Accusant l’Europe d’être « myope dans la façon qu’elle a de regarder et d’analyser la situation », Tommaso Fabbri répète sa lassitude : « on est fatigué de répéter et devoir se défendre mais on continue notre action, on est en mer, et on sauve des gens. Ce n’est pas la solution, mais l’Europe et ses États membres ne prennent pas leurs responsabilités ». Il dénonce, comme Sophie Beau, la signature de l’accord de coopération entre l’Italie et la Libye, en février 2017, qui n’est qu’une suite selon lui « de l’externalisation de la gestion de nos frontières : On déplace le problème en Libye. Cela permet de ne plus le voir ». Les deux humanitaires se disent « très préoccupés par la situation des personnes actuellement en Libye ». Et déterminés « à continuer à travailler, en coordination comme nous l’avons fait jusqu’à aujourd’hui avec les gardes côtes, les ONG et le Centre italien de coordination des sauvetages en mer, basé à Rome ».
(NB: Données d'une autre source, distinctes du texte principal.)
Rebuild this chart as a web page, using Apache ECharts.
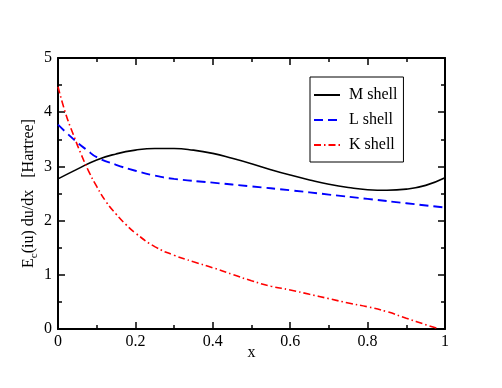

Malte coopère peu, Égypte et Tunisie ferment les yeux
Au passage, les sénateurs n’ont pas manqué d’envoyer de nouvelles flèches. Contre le centre de coordination de secours de Malte, jugé peu coopératif et peu actif. Tout comme l’Égypte et la Tunisie qui tourneraient autour de la convention de Hambourg (la résolution des Nations Unies sur le transport de marchandises en mer, l’Égypte ne l’ayant pas ratifié). Si de ce côté, aucune piste d’amélioration n’a été évoquée, en revanche, le ministère italien des Affaires étrangères s’attacherait à régler le problème de chevauchement de zones de responsabilité entre les italiens et Malte, autour de l’ile de Lampedusa.
Toujours plus de morts
Dans un récent communiqué (17 juin), l’ONG Médecins Sans frontières, rappelle que la traversée en Méditerranée a été encore plus meurtrière en 2016 pour les migrants qu’en 2015. « Au moins 5.000 hommes, femmes et enfants sont morts en tentant de traverser la Méditerrané en 2016, contre près de 2800 en 2015 » indique l’ONG, qui souligne surtout, que « ces données ne sont que des estimations, étant donné qu’il est très difficile de retracer l’intégralité des trajectoires et que de nombreux corps ne sont jamais repêchés ».
Un vrai far-west en mer
Certaines ONG ont reconnu être intervenues dans les eaux territoriales libyennes. SOS Méditerranée s’y refuse. Parce que c’est dangereux. « Le premier danger vient des gardes côtes dont on ne sait pas vraiment qui ils sont », assure Sophie Beau qui compare la situation à « un vrai far west en mer ». Récemment, MSF et SOS Méditerranée ont directement accusé la garde côtière libyenne d’avoir mis des vies en danger lors d’un sauvetage en Méditerranée. C’était le 23 mai. Les garde-côtes se sont approchés très près, entre deux interventions, ont menacé les passagers d’un canot, semant la panique, beaucoup ont sauté à l’eau, « heureusement nous avions distribué des gilets de sauvetage, car nous étions obligés d’aller faire une autre intervention, mais cela aurait pu être dramatique », témoigne Sophie Beau.
Pour les ONG, l’Union européenne devrait remettre en cause son soutien, l’aide de 90 millions d’euros, accordée à la garde-côtière libyenne.
(Emmanuelle Stroesser)
NB : Médecins Sans Frontières, opère en Méditerranée avec deux navires, Prudence, battant pavillon italien et en collaboration avec SOS Méditerranée, à bord d’Aquarius. SOS Méditerranée est une organisation française fondée en 2015, qui affrète le navire Aquarius, battant pavillon de Gibraltar, équipé d’une clinique pour les premiers soins.